→ INSTRUCTIONS TO FOLLOW
Write out all the lines again, precisely as they stand, but without the images.

→ DATASET EXTRACT
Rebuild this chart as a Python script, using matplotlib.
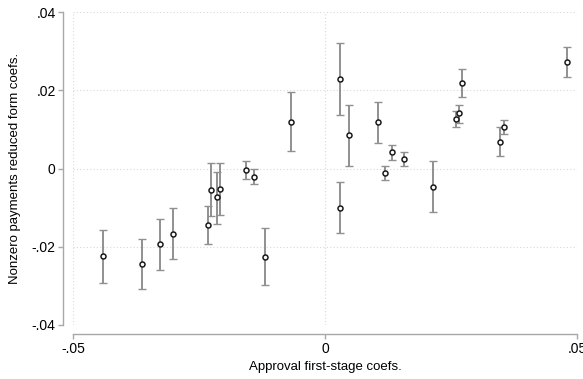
import matplotlib
matplotlib.use('Agg')
import matplotlib.pyplot as plt

plt.rcParams['font.family'] = ['Liberation Sans', 'DejaVu Sans']

# first-stage (x) vs reduced form (y) coefficients, with CI bounds
approval_coef = [-0.0442, -0.0363, -0.0327, -0.0302, -0.0232, -0.0227, -0.0215,
                 -0.0208, -0.0157, -0.0141, -0.0119, -0.0069, 0.0030, 0.0030,
                 0.0047, 0.0104, 0.0118, 0.0132, 0.0157, 0.0214, 0.0260, 0.0265,
                 0.0272, 0.0346, 0.0355, 0.0480]
payments_coef = [-0.0224, -0.0244, -0.0194, -0.0167, -0.0144, -0.0054, -0.0074,
                 -0.0052, -0.0005, -0.0021, -0.0225, 0.0120, 0.0228, -0.0100,
                 0.0085, 0.0118, -0.0012, 0.0041, 0.0025, -0.0047, 0.0127, 0.0141,
                 0.0218, 0.0068, 0.0106, 0.0272]
ci_low = [-0.0293, -0.0309, -0.0259, -0.0232, -0.0193, -0.0121, -0.0141,
          -0.0118, -0.0027, -0.0039, -0.0299, 0.0045, 0.0136, -0.0165,
          0.0006, 0.0065, -0.0029, 0.0022, 0.0007, -0.0112, 0.0107, 0.0117,
          0.0182, 0.0033, 0.0088, 0.0233]
ci_high = [-0.0157, -0.0179, -0.0129, -0.0101, -0.0095, 0.0014, -0.0010,
           0.0014, 0.0018, -0.0002, -0.0151, 0.0195, 0.0320, -0.0035,
           0.0163, 0.0171, 0.0006, 0.0060, 0.0043, 0.0018, 0.0146, 0.0163,
           0.0254, 0.0105, 0.0125, 0.0311]

x_ticks = [-0.05, 0, 0.05]
x_tick_labels = ['-.05', '0', '.05']
y_ticks = [-0.04, -0.02, 0, 0.02, 0.04]
y_tick_labels = ['-.04', '-.02', '0', '.02', '.04']

fig = plt.figure(figsize=(5.83, 3.79), dpi=100)
ax = fig.add_axes([73.3 / 583, 1 - 325 / 379, (577.3 - 73.3) / 583, (325 - 12) / 379])

yerr = [[p - lo for p, lo in zip(payments_coef, ci_low)],
        [hi - p for p, hi in zip(payments_coef, ci_high)]]
ax.errorbar(approval_coef, payments_coef, yerr=yerr, fmt='none', ecolor='#909090',
            elinewidth=1.4, capsize=2.6, capthick=1.0, zorder=2)
ax.plot(approval_coef, payments_coef, 'o', markersize=3.6, markerfacecolor='white',
        markeredgecolor='#1a1a1a', markeredgewidth=1.1, linestyle='none', zorder=3)

ax.set_xlim(-0.05, 0.05)
ax.set_ylim(-0.04, 0.04)
ax.set_xticks(x_ticks)
ax.set_xticklabels(x_tick_labels, fontsize=8)
ax.set_yticks(y_ticks)
ax.set_yticklabels(y_tick_labels, fontsize=8, rotation=90, va='center')

ax.grid(True, linestyle=(0, (1, 2)), color='#d8d8d8', linewidth=0.8)
ax.set_axisbelow(True)

for s in ['top', 'right']:
    ax.spines[s].set_visible(False)
ax.spines['left'].set_position(('outward', 7.2))
ax.spines['bottom'].set_position(('outward', 6.5))
for s in ['left', 'bottom']:
    ax.spines[s].set_color('#a8a8a8')
    ax.spines[s].set_linewidth(1.0)
ax.tick_params(color='#a8a8a8', length=3.5, width=1.0, pad=2)

ax.set_xlabel('Approval first-stage coefs.', fontsize=9.5, labelpad=4)
ax.set_ylabel('Nonzero payments reduced form coefs.', fontsize=9.5, labelpad=8)

fig.savefig('out.png', dpi=100)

→ WRITTEN SOLUTION
Rebuild this chart as a Python script, using matplotlib.
import matplotlib
matplotlib.use('Agg')
import matplotlib.pyplot as plt

plt.rcParams['font.family'] = ['Liberation Sans', 'DejaVu Sans']

# first-stage (x) vs reduced form (y) coefficients, with CI bounds
approval_coef = [-0.0442, -0.0363, -0.0327, -0.0302, -0.0232, -0.0227, -0.0215,
                 -0.0208, -0.0157, -0.0141, -0.0119, -0.0069, 0.0030, 0.0030,
                 0.0047, 0.0104, 0.0118, 0.0132, 0.0157, 0.0214, 0.0260, 0.0265,
                 0.0272, 0.0346, 0.0355, 0.0480]
payments_coef = [-0.0224, -0.0244, -0.0194, -0.0167, -0.0144, -0.0054, -0.0074,
                 -0.0052, -0.0005, -0.0021, -0.0225, 0.0120, 0.0228, -0.0100,
                 0.0085, 0.0118, -0.0012, 0.0041, 0.0025, -0.0047, 0.0127, 0.0141,
                 0.0218, 0.0068, 0.0106, 0.0272]
ci_low = [-0.0293, -0.0309, -0.0259, -0.0232, -0.0193, -0.0121, -0.0141,
          -0.0118, -0.0027, -0.0039, -0.0299, 0.0045, 0.0136, -0.0165,
          0.0006, 0.0065, -0.0029, 0.0022, 0.0007, -0.0112, 0.0107, 0.0117,
          0.0182, 0.0033, 0.0088, 0.0233]
ci_high = [-0.0157, -0.0179, -0.0129, -0.0101, -0.0095, 0.0014, -0.0010,
           0.0014, 0.0018, -0.0002, -0.0151, 0.0195, 0.0320, -0.0035,
           0.0163, 0.0171, 0.0006, 0.0060, 0.0043, 0.0018, 0.0146, 0.0163,
           0.0254, 0.0105, 0.0125, 0.0311]

x_ticks = [-0.05, 0, 0.05]
x_tick_labels = ['-.05', '0', '.05']
y_ticks = [-0.04, -0.02, 0, 0.02, 0.04]
y_tick_labels = ['-.04', '-.02', '0', '.02', '.04']

fig = plt.figure(figsize=(5.83, 3.79), dpi=100)
ax = fig.add_axes([73.3 / 583, 1 - 325 / 379, (577.3 - 73.3) / 583, (325 - 12) / 379])

yerr = [[p - lo for p, lo in zip(payments_coef, ci_low)],
        [hi - p for p, hi in zip(payments_coef, ci_high)]]
ax.errorbar(approval_coef, payments_coef, yerr=yerr, fmt='none', ecolor='#909090',
            elinewidth=1.4, capsize=2.6, capthick=1.0, zorder=2)
ax.plot(approval_coef, payments_coef, 'o', markersize=3.6, markerfacecolor='white',
        markeredgecolor='#1a1a1a', markeredgewidth=1.1, linestyle='none', zorder=3)

ax.set_xlim(-0.05, 0.05)
ax.set_ylim(-0.04, 0.04)
ax.set_xticks(x_ticks)
ax.set_xticklabels(x_tick_labels, fontsize=8)
ax.set_yticks(y_ticks)
ax.set_yticklabels(y_tick_labels, fontsize=8, rotation=90, va='center')

ax.grid(True, linestyle=(0, (1, 2)), color='#d8d8d8', linewidth=0.8)
ax.set_axisbelow(True)

for s in ['top', 'right']:
    ax.spines[s].set_visible(False)
ax.spines['left'].set_position(('outward', 7.2))
ax.spines['bottom'].set_position(('outward', 6.5))
for s in ['left', 'bottom']:
    ax.spines[s].set_color('#a8a8a8')
    ax.spines[s].set_linewidth(1.0)
ax.tick_params(color='#a8a8a8', length=3.5, width=1.0, pad=2)

ax.set_xlabel('Approval first-stage coefs.', fontsize=9.5, labelpad=4)
ax.set_ylabel('Nonzero payments reduced form coefs.', fontsize=9.5, labelpad=8)

fig.savefig('out.png', dpi=100)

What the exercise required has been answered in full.